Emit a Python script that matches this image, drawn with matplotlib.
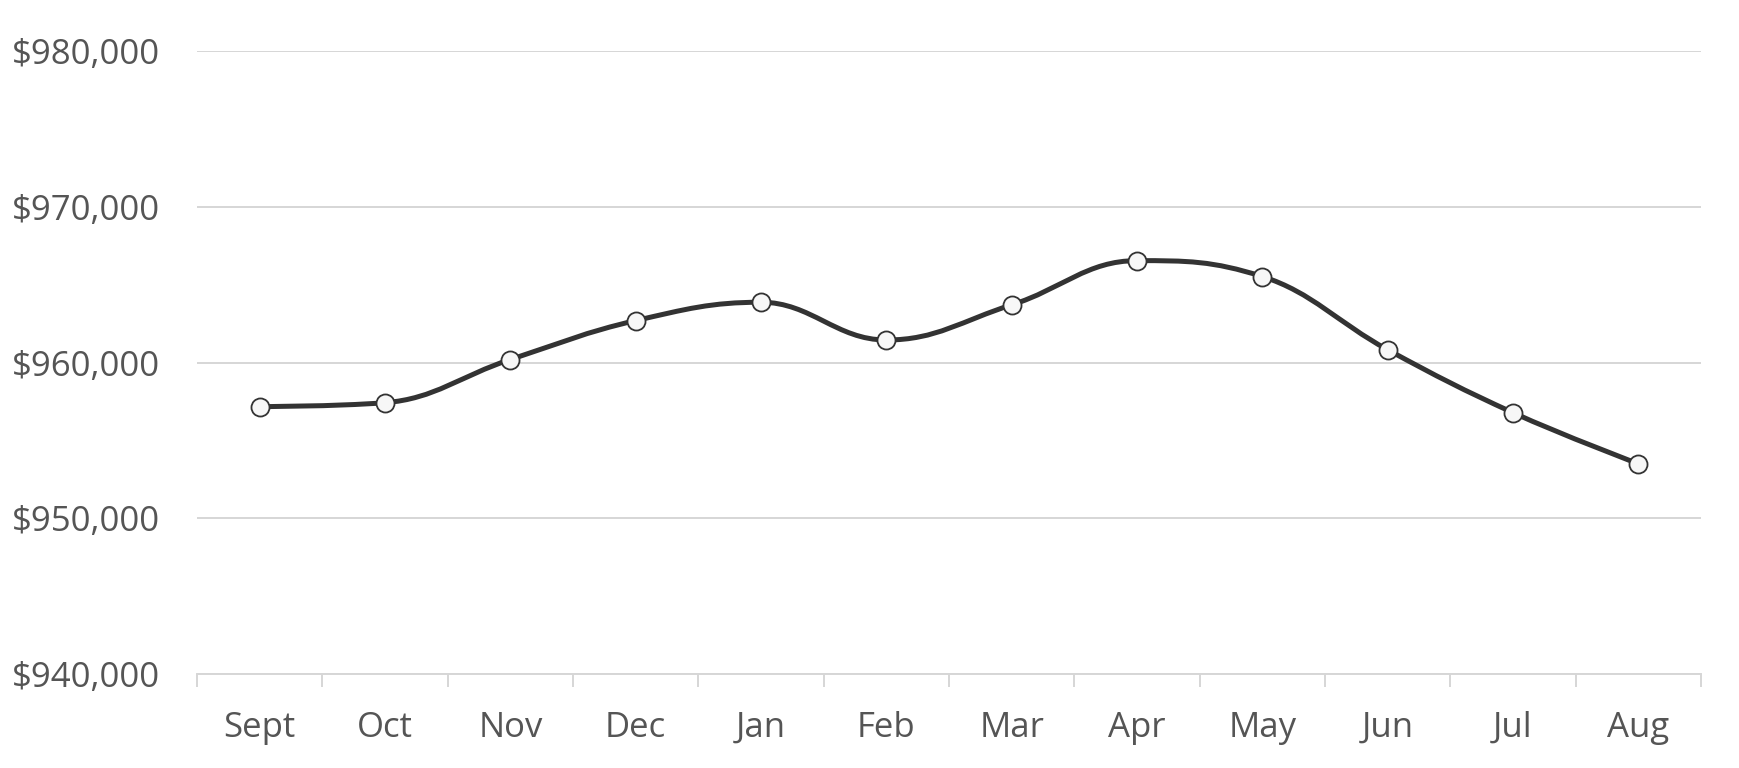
import matplotlib
matplotlib.use("Agg")
import matplotlib.pyplot as plt
from matplotlib.path import Path
from matplotlib.patches import PathPatch
from matplotlib.ticker import FixedLocator, FuncFormatter

months = ["Sept", "Oct", "Nov", "Dec", "Jan", "Feb", "Mar", "Apr", "May", "Jun", "Jul", "Aug"]
values = [957170, 957420, 960190, 962690, 963870, 961445, 963700, 966540, 965520, 960820, 956780, 953500]
y_ticks = [940000, 950000, 960000, 970000, 980000]

plt.rcParams['font.family'] = ['Open Sans', 'DejaVu Sans']

TEXT = "#555555"
GRID = "#d6d6d6"
LINE = "#333333"


def spline_path(xs, ys, smoothing=1.5):
    n = len(xs)
    left = [None] * n
    right = [None] * n
    for i in range(1, n - 1):
        lx, ly = xs[i - 1], ys[i - 1]
        px, py = xs[i], ys[i]
        nx, ny = xs[i + 1], ys[i + 1]
        d = smoothing + 1
        lcx = (smoothing * px + lx) / d
        lcy = (smoothing * py + ly) / d
        rcx = (smoothing * px + nx) / d
        rcy = (smoothing * py + ny) / d
        if rcx != lcx:
            corr = ((rcy - lcy) * (rcx - px)) / (rcx - lcx) + py - rcy
            lcy += corr
            rcy += corr
        if lcy > ly and lcy > py:
            lcy = max(ly, py)
            rcy = 2 * py - lcy
        elif lcy < ly and lcy < py:
            lcy = min(ly, py)
            rcy = 2 * py - lcy
        if rcy > ny and rcy > py:
            rcy = max(ny, py)
            lcy = 2 * py - rcy
        elif rcy < ny and rcy < py:
            rcy = min(ny, py)
            lcy = 2 * py - rcy
        left[i] = (lcx, lcy)
        right[i] = (rcx, rcy)
    verts = [(xs[0], ys[0])]
    codes = [Path.MOVETO]
    for i in range(1, n):
        c1 = right[i - 1] if right[i - 1] is not None else (xs[i - 1], ys[i - 1])
        c2 = left[i] if left[i] is not None else (xs[i], ys[i])
        verts += [c1, c2, (xs[i], ys[i])]
        codes += [Path.CURVE4] * 3
    return Path(verts, codes)


fig = plt.figure(figsize=(17.39, 7.68), dpi=100)
ax = fig.add_axes([197 / 1739, 1 - 674 / 768, (1701 - 197) / 1739, (674 - 51) / 768])

xs = list(range(len(months)))
ax.add_patch(PathPatch(spline_path(xs, values), facecolor="none", edgecolor=LINE,
                       lw=3.6, capstyle="round", joinstyle="round", zorder=3))
ax.plot(xs, values, linestyle="none", marker="o", markersize=13,
        markerfacecolor="#f7f7f7", markeredgecolor=LINE, markeredgewidth=1.3, zorder=4)

ax.set_xlim(-0.5, len(months) - 0.5)
ax.set_ylim(y_ticks[0], y_ticks[-1])

ax.set_yticks(y_ticks)
ax.yaxis.set_major_formatter(FuncFormatter(lambda v, p: f"${v:,.0f}"))
ax.tick_params(axis="y", length=0, pad=27, labelsize=25, labelcolor=TEXT)
ax.grid(axis="y", color=GRID, lw=1.4)
ax.set_axisbelow(True)

ax.xaxis.set_major_locator(FixedLocator([i - 0.5 for i in range(len(months) + 1)]))
ax.xaxis.set_major_formatter(FuncFormatter(lambda v, p: ""))
ax.xaxis.set_minor_locator(FixedLocator(xs))
ax.set_xticklabels(months, minor=True)
ax.tick_params(axis="x", which="major", length=9, width=1.4, color=GRID, direction="out")
ax.tick_params(axis="x", which="minor", length=0, pad=26.5, labelsize=25, labelcolor=TEXT)

for s in ["top", "right", "left"]:
    ax.spines[s].set_visible(False)
ax.spines["bottom"].set_color(GRID)
ax.spines["bottom"].set_linewidth(1.4)

fig.savefig("out.png", dpi=100, facecolor="white")
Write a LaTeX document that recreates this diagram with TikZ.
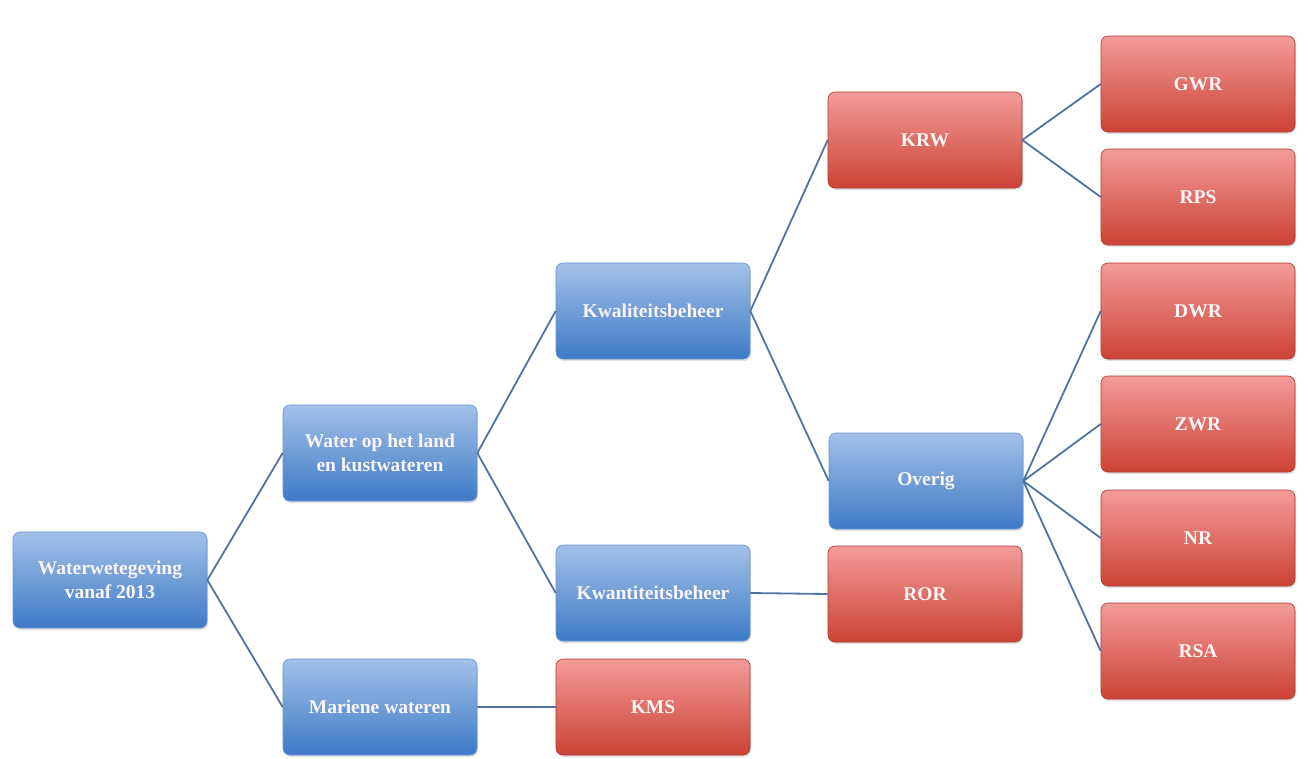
\documentclass[tikz,border=0pt]{standalone}
\usepackage{fontspec}
\setmainfont{Liberation Serif}
\usetikzlibrary{shadows}
\definecolor{bluetop}{RGB}{163,193,232}
\definecolor{bluebot}{RGB}{62,121,198}
\definecolor{redtop}{RGB}{243,155,152}
\definecolor{redbot}{RGB}{204,66,54}
\definecolor{linkc}{RGB}{80,115,160}
\definecolor{txtc}{RGB}{250,246,246}
\tikzset{
  box/.style={rounded corners=7pt, minimum width=194pt, minimum height=96pt,
    inner sep=2pt, align=center, text=txtc, font=\bfseries\fontsize{19.5}{24}\selectfont,
    drop shadow={shadow xshift=1pt, shadow yshift=-2pt, opacity=0.25}},
  bluebox/.style={box, top color=bluetop, bottom color=bluebot, draw=bluebot!80!white, line width=0.6pt},
  redbox/.style={box, top color=redtop, bottom color=redbot, draw=redbot!85!black, line width=0.6pt},
  link/.style={draw=linkc, line width=1.8pt}
}
\begin{document}
\begin{tikzpicture}[x=1pt,y=-1pt]
\useasboundingbox (0,0) rectangle (1308,758);
\node[bluebox] (root) at (110,580) {Waterwetegeving\\vanaf 2013};
\node[bluebox] (land) at (380,453) {Water op het land\\en kustwateren};
\node[bluebox] (mar) at (380,707) {Mariene wateren};
\node[bluebox] (kwal) at (653,311) {Kwaliteitsbeheer};
\node[bluebox] (kwan) at (653,593) {Kwantiteitsbeheer};
\node[redbox] (kms) at (653,707) {KMS};
\node[redbox] (krw) at (925,140) {KRW};
\node[bluebox] (ov) at (926,481) {Overig};
\node[redbox] (ror) at (925,594) {ROR};
\node[redbox] (gwr) at (1198,84) {GWR};
\node[redbox] (rps) at (1198,197) {RPS};
\node[redbox] (dwr) at (1198,311) {DWR};
\node[redbox] (zwr) at (1198,424) {ZWR};
\node[redbox] (nr) at (1198,538) {NR};
\node[redbox] (rsa) at (1198,651) {RSA};
\path[link] (root.east) -- (land.west);
\path[link] (root.east) -- (mar.west);
\path[link] (land.east) -- (kwal.west);
\path[link] (land.east) -- (kwan.west);
\path[link] (mar.east) -- (kms.west);
\path[link] (kwal.east) -- (krw.west);
\path[link] (kwal.east) -- (ov.west);
\path[link] (kwan.east) -- (ror.west);
\path[link] (krw.east) -- (gwr.west);
\path[link] (krw.east) -- (rps.west);
\path[link] (ov.east) -- (dwr.west);
\path[link] (ov.east) -- (zwr.west);
\path[link] (ov.east) -- (nr.west);
\path[link] (ov.east) -- (rsa.west);
\end{tikzpicture}
\end{document}
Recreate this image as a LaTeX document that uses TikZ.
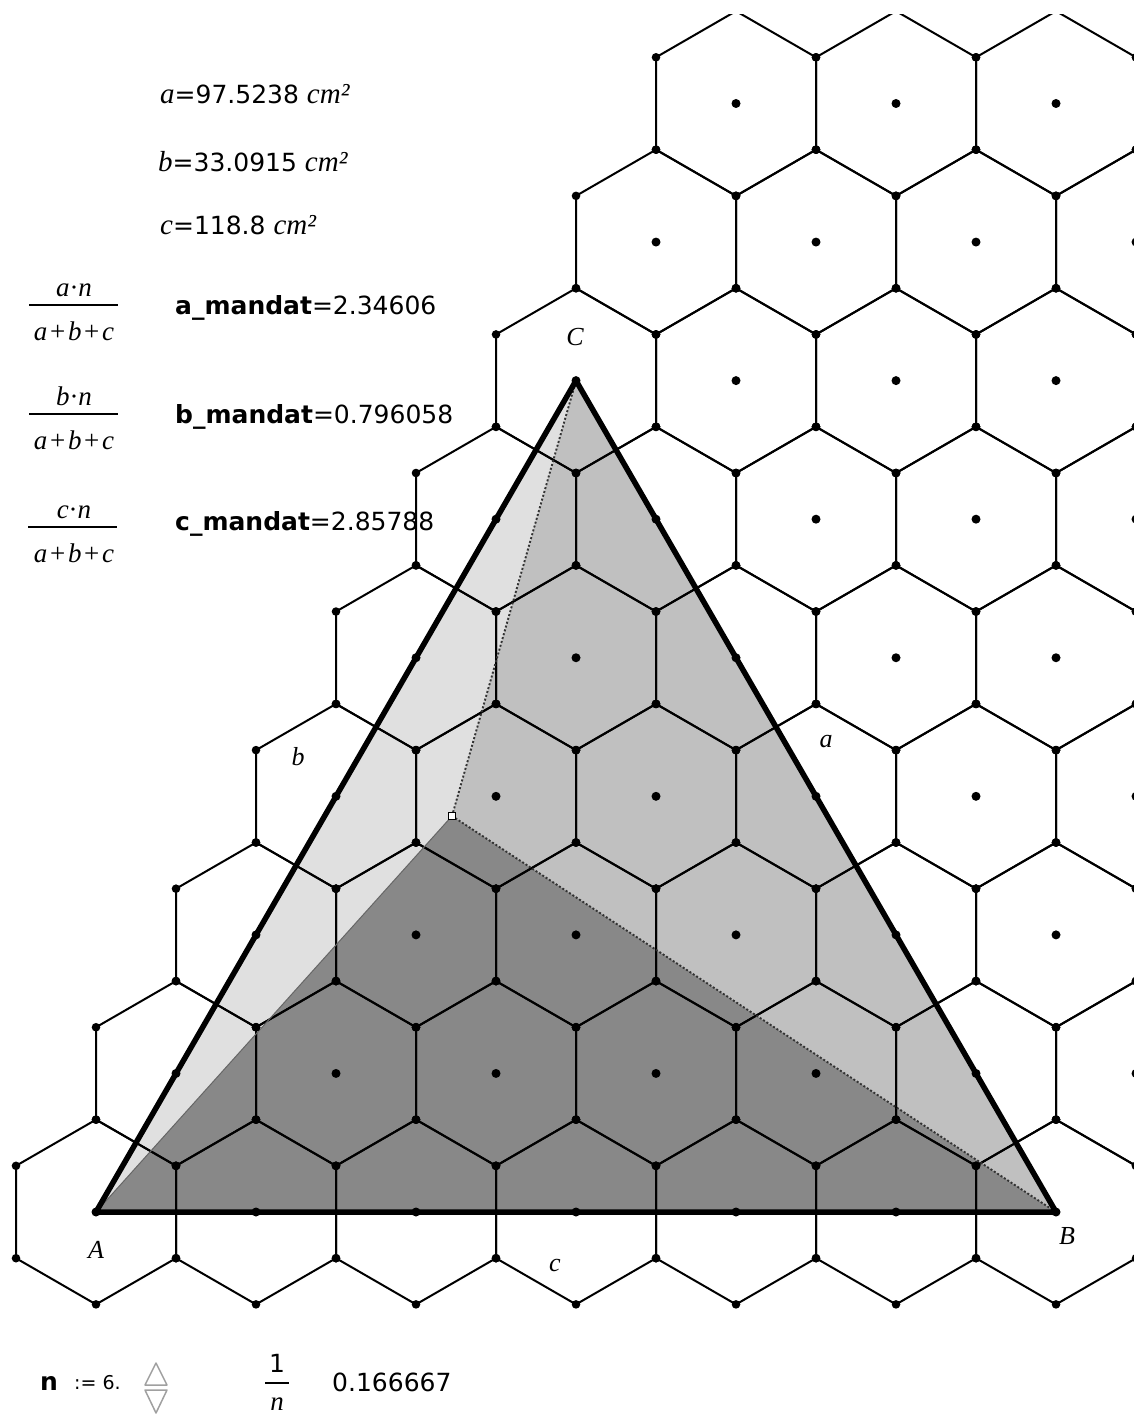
\documentclass[tikz,border=0pt]{standalone}
\usepackage{fontspec}
\newfontfamily\dv{DejaVu Sans}
\newfontfamily\lser{Liberation Serif}
\newcommand\itl[1]{{\fontsize{29}{30}\selectfont\lser\itshape #1}}
\definecolor{lightg}{RGB}{224,224,224}
\definecolor{midg}{RGB}{192,192,192}
\definecolor{darkg}{RGB}{136,136,136}
\definecolor{slidergray}{RGB}{160,160,160}
\begin{document}
\begin{tikzpicture}[x=1pt,y=-1pt,
  hexline/.style={line width=2pt,black,line join=round},
  triedge/.style={line width=5.5pt,black,line join=round},
  dotline/.style={line width=1.9pt,black!80,dash pattern=on 2pt off 2pt},
  lbl/.style={font=\fontsize{26}{30}\selectfont\lser\itshape,inner sep=0pt},
  txt/.style={font=\fontsize{25}{30}\selectfont\dv,anchor=base west,inner sep=0pt},
  frac/.style={font=\fontsize{27}{30}\selectfont\lser,anchor=base,inner sep=0pt},
  bar/.style={line width=1.5pt,black}
]
\useasboundingbox (0,0) rectangle (1134,1416);
\coordinate (A) at (96,1212);
\coordinate (B) at (1056,1212);
\coordinate (C) at (576,380.62);
\coordinate (P) at (452,816);
% fills
\fill[lightg] (A) -- (P) -- (C) -- cycle;
\fill[midg] (P) -- (B) -- (C) -- cycle;
\fill[darkg] (A) -- (P) -- (B) -- cycle;
% hex grid
\begin{scope}
\clip (0,14) rectangle (1134,1416);
\foreach \j in {0,...,8}{
  \foreach \i in {0,...,6}{
    \pgfmathsetmacro\xx{96+80*\j+160*\i}
    \pgfmathsetmacro\yy{1212-138.564*\j}
    \draw[hexline] (\xx,\yy) ++(0,-92.376) -- ++(80,46.188) -- ++(0,92.376) -- ++(-80,46.188) -- ++(-80,-46.188) -- ++(0,-92.376) -- cycle;
  }
}
\end{scope}
% partition lines
\draw[line width=1pt,black!60] (A) -- (P);
\draw[dotline] (P) -- (C);
\draw[dotline] (P) -- (B);
% triangle
\draw[triedge] (A) -- (B) -- (C) -- cycle;
% dots
\begin{scope}
\clip (0,14) rectangle (1134,1416);
\foreach \j in {0,...,8}{
  \foreach \i in {0,...,6}{
    \pgfmathsetmacro\xx{96+80*\j+160*\i}
    \pgfmathsetmacro\yy{1212-138.564*\j}
    \fill (\xx,\yy) circle (4.5);
    \foreach \dx/\dy in {0/-92.376,80/-46.188,80/46.188,0/92.376,-80/46.188,-80/-46.188}{
      \pgfmathsetmacro\vx{\xx+(\dx)}
      \pgfmathsetmacro\vy{\yy+(\dy)}
      \ifdim\vy pt>20pt \fill (\vx,\vy) circle (4.3);\fi
    }
  }
}
\end{scope}
\node[draw,fill=white,line width=1pt,minimum size=7pt,inner sep=0pt] (Pm) at (P) {};
% vertex and side labels
\node[lbl] (lA) at (96,1250) {A};
\node[lbl] (lB) at (1067,1236) {B};
\node[lbl] (lC) at (575,337) {C};
\node[lbl] (la) at (826,742) {a};
\node[lbl] (lb) at (298,757) {b};
\node[lbl] (lc) at (555,1265) {c};
% area values
\node[txt] (ta) at (160,103) {\itl{a}=97.5238 \itl{cm²}};
\node[txt] (tb) at (158,171) {\itl{b}=33.0915 \itl{cm²}};
\node[txt] (tc) at (160,234) {\itl{c}=118.8 \itl{cm²}};
% fractions
\node[frac] (fan) at (74,296) {\itshape a\upshape·\itshape n};
\draw[bar] (29,305) -- (118,305);
\node[frac] (fad) at (74,340) {\itshape a\hspace{0.1em}\upshape+\hspace{0.1em}\itshape b\hspace{0.1em}\upshape+\hspace{0.1em}\itshape c};
\node[frac] (fbn) at (74,405) {\itshape b\upshape·\itshape n};
\draw[bar] (29,414) -- (118,414);
\node[frac] (fbd) at (74,449) {\itshape a\hspace{0.1em}\upshape+\hspace{0.1em}\itshape b\hspace{0.1em}\upshape+\hspace{0.1em}\itshape c};
\node[frac] (fcn) at (74,518) {\itshape c\upshape·\itshape n};
\draw[bar] (28,527) -- (117,527);
\node[frac] (fcd) at (74,562) {\itshape a\hspace{0.1em}\upshape+\hspace{0.1em}\itshape b\hspace{0.1em}\upshape+\hspace{0.1em}\itshape c};
% mandat values
\node[txt] (ma) at (175,314) {\textbf{a\_mandat}=2.34606};
\node[txt] (mb) at (175,423) {\textbf{b\_mandat}=0.796058};
\node[txt] (mc) at (175,530) {\textbf{c\_mandat}=2.85788};
% slider
\node[txt] (nn) at (40,1390) {\textbf{n}};
\node[txt,font=\fontsize{19}{22}\selectfont\dv] (ns) at (74,1389) {:= 6.};
\draw[slidergray,line width=1.5pt,line join=round] (145,1385) -- (167,1385) -- (156,1363) -- cycle;
\draw[slidergray,line width=1.5pt,line join=round] (145,1390) -- (167,1390) -- (156,1413) -- cycle;
% 1/n
\node[txt,anchor=base] (one) at (277,1372) {1};
\draw[bar] (265,1383) -- (289,1383);
\node[frac] (nd) at (277,1410) {\itshape n};
\node[txt] (val) at (332,1391) {0.166667};
\end{tikzpicture}
\end{document}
************
TASK TO CARRY OUT: Identify each line holding the string "that", and copy it out.

ANSWER TO THIS TASK:
Emit a Python script that matches this image, drawn with matplotlib.
Write a LaTeX document that recreates this diagram with TikZ.
Recreate this image as a LaTeX document that uses TikZ.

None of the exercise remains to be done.